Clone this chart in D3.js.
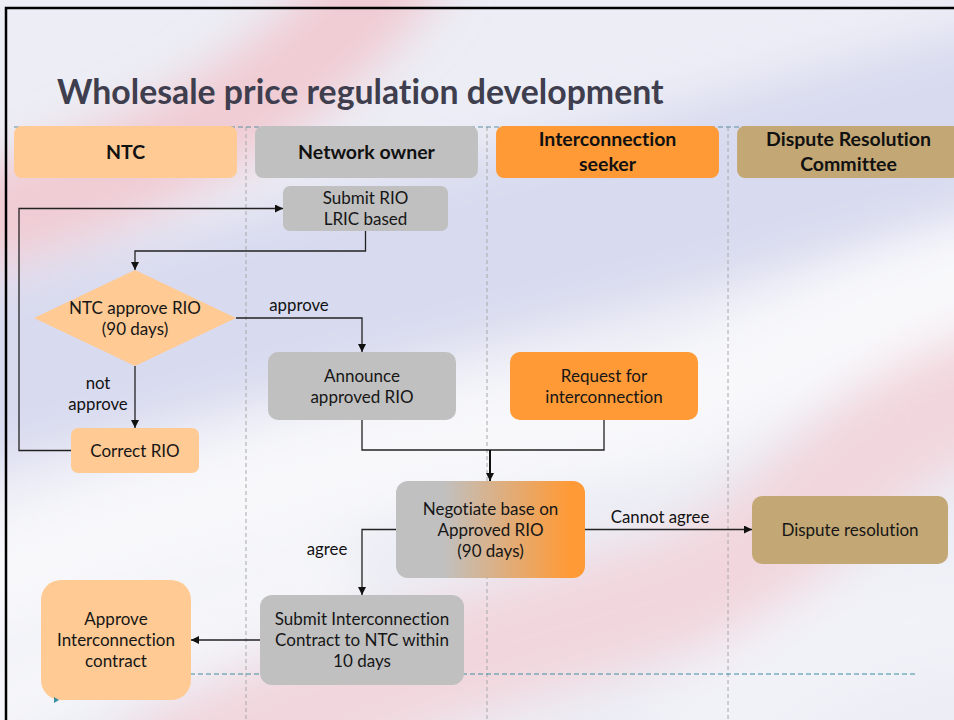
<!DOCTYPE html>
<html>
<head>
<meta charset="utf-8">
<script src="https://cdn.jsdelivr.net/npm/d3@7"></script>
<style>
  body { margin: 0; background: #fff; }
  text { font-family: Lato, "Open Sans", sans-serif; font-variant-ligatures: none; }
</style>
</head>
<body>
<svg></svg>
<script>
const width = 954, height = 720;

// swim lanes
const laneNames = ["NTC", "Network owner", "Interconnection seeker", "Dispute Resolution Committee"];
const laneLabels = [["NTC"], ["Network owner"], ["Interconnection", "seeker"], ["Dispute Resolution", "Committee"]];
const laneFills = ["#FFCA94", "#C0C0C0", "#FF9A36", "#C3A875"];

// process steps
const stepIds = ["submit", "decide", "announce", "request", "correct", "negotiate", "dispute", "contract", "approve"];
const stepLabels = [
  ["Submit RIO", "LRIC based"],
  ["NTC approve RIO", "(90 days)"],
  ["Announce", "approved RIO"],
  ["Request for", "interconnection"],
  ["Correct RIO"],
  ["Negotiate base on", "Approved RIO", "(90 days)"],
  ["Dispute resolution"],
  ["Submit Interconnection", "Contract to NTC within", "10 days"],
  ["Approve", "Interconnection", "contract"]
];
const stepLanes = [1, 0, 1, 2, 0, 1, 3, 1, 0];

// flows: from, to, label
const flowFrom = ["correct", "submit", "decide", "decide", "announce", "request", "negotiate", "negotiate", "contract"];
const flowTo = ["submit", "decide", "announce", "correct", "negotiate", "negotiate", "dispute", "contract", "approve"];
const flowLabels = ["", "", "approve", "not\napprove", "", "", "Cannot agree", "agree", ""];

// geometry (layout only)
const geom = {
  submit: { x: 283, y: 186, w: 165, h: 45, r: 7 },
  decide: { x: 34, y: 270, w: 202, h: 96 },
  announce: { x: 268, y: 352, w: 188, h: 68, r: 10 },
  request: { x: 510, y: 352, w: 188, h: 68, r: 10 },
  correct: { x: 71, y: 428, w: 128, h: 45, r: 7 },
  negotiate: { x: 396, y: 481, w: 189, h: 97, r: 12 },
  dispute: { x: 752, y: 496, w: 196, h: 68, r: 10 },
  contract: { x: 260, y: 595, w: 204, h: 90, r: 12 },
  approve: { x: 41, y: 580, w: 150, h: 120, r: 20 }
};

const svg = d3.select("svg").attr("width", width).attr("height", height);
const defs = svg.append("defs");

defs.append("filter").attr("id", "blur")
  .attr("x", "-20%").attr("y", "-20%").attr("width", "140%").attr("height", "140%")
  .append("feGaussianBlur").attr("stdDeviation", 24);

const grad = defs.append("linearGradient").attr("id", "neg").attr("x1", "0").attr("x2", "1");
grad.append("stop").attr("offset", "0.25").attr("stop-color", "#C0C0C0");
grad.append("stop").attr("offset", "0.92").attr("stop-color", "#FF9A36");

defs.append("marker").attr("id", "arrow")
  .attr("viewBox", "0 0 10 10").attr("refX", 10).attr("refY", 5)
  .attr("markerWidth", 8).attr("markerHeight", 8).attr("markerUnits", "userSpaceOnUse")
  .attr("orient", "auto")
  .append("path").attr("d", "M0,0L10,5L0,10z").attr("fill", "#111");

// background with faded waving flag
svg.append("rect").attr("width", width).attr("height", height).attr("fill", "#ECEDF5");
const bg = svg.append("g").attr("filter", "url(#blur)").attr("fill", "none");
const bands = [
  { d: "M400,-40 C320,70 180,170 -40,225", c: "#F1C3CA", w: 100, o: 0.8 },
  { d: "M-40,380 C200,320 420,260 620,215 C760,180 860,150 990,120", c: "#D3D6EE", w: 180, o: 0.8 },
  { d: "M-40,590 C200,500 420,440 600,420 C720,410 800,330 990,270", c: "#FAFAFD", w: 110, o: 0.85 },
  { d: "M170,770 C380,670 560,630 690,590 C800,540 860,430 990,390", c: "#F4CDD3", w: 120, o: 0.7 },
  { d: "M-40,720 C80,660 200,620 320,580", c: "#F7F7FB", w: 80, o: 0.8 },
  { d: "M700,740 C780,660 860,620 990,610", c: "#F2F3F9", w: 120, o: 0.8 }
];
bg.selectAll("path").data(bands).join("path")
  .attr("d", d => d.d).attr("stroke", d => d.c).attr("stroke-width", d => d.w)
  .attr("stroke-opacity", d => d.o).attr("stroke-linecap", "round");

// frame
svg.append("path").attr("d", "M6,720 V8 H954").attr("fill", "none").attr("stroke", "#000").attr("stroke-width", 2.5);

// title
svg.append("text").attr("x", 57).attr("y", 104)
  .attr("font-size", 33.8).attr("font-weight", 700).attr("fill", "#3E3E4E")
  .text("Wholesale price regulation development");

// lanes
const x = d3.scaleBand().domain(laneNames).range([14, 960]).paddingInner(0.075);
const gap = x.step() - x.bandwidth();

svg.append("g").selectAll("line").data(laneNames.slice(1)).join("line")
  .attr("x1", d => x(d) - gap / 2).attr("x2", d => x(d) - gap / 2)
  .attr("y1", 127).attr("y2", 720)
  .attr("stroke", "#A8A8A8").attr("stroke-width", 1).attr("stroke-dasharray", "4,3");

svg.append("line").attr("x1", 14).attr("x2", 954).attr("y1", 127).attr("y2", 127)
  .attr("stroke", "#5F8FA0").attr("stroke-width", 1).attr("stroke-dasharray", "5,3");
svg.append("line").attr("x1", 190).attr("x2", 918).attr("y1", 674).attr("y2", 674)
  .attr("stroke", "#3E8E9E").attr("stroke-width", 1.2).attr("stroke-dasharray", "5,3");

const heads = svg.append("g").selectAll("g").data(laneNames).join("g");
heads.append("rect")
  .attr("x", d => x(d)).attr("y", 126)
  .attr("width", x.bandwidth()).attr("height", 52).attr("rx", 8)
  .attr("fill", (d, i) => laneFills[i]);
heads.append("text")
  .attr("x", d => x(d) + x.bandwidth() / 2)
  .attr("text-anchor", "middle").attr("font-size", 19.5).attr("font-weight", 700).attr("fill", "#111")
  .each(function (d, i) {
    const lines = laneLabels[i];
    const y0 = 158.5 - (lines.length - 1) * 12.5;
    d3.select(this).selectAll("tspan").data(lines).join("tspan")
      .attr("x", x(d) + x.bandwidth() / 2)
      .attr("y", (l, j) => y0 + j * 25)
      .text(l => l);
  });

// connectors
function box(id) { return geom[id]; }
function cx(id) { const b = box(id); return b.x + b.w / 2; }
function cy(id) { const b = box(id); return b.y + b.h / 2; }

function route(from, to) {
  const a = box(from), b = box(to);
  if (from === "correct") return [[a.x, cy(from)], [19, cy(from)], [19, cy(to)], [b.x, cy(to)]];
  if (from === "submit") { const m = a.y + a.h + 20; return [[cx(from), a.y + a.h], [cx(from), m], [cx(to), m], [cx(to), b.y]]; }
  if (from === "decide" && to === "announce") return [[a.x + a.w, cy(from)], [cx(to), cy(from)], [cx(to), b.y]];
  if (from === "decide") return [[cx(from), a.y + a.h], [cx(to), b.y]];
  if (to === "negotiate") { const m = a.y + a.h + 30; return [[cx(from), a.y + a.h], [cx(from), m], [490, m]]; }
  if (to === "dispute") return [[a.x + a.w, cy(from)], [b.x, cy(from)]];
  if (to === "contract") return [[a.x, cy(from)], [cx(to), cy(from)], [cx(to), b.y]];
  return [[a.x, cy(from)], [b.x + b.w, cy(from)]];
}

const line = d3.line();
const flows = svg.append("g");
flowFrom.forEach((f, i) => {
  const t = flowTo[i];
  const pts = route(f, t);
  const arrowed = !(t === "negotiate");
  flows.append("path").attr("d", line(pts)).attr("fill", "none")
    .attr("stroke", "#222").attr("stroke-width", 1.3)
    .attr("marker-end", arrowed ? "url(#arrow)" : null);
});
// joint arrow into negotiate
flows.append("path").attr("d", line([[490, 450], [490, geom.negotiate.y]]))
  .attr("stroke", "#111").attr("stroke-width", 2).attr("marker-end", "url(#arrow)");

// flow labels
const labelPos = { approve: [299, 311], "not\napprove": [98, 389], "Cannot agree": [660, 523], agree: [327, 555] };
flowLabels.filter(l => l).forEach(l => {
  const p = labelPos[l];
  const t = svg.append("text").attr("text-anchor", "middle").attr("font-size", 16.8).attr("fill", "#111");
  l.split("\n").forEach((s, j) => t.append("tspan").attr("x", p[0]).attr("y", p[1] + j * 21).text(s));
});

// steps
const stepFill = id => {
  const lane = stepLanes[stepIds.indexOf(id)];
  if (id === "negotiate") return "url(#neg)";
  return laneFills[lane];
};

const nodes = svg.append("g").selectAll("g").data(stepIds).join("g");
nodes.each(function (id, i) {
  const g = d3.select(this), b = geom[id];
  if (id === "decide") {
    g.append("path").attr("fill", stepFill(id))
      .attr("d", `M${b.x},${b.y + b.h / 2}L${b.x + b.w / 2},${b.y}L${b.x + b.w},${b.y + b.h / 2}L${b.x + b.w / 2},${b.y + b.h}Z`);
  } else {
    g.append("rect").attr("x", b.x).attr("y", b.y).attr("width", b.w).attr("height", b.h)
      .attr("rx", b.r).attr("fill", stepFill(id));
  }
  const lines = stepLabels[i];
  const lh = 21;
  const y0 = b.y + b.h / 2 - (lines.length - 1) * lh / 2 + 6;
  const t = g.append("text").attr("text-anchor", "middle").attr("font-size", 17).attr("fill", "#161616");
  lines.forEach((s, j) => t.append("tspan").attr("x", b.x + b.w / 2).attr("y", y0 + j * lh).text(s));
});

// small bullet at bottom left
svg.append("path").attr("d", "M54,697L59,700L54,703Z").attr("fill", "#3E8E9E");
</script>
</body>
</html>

┄┄┄┄┄┄┄┄┄┄┄┄┄┄┄┄┄┄┄┄

• REQUEST: Of the lines in the material above, state how many contain the string "this"; give no other text.

• TASK OUTPUT: 3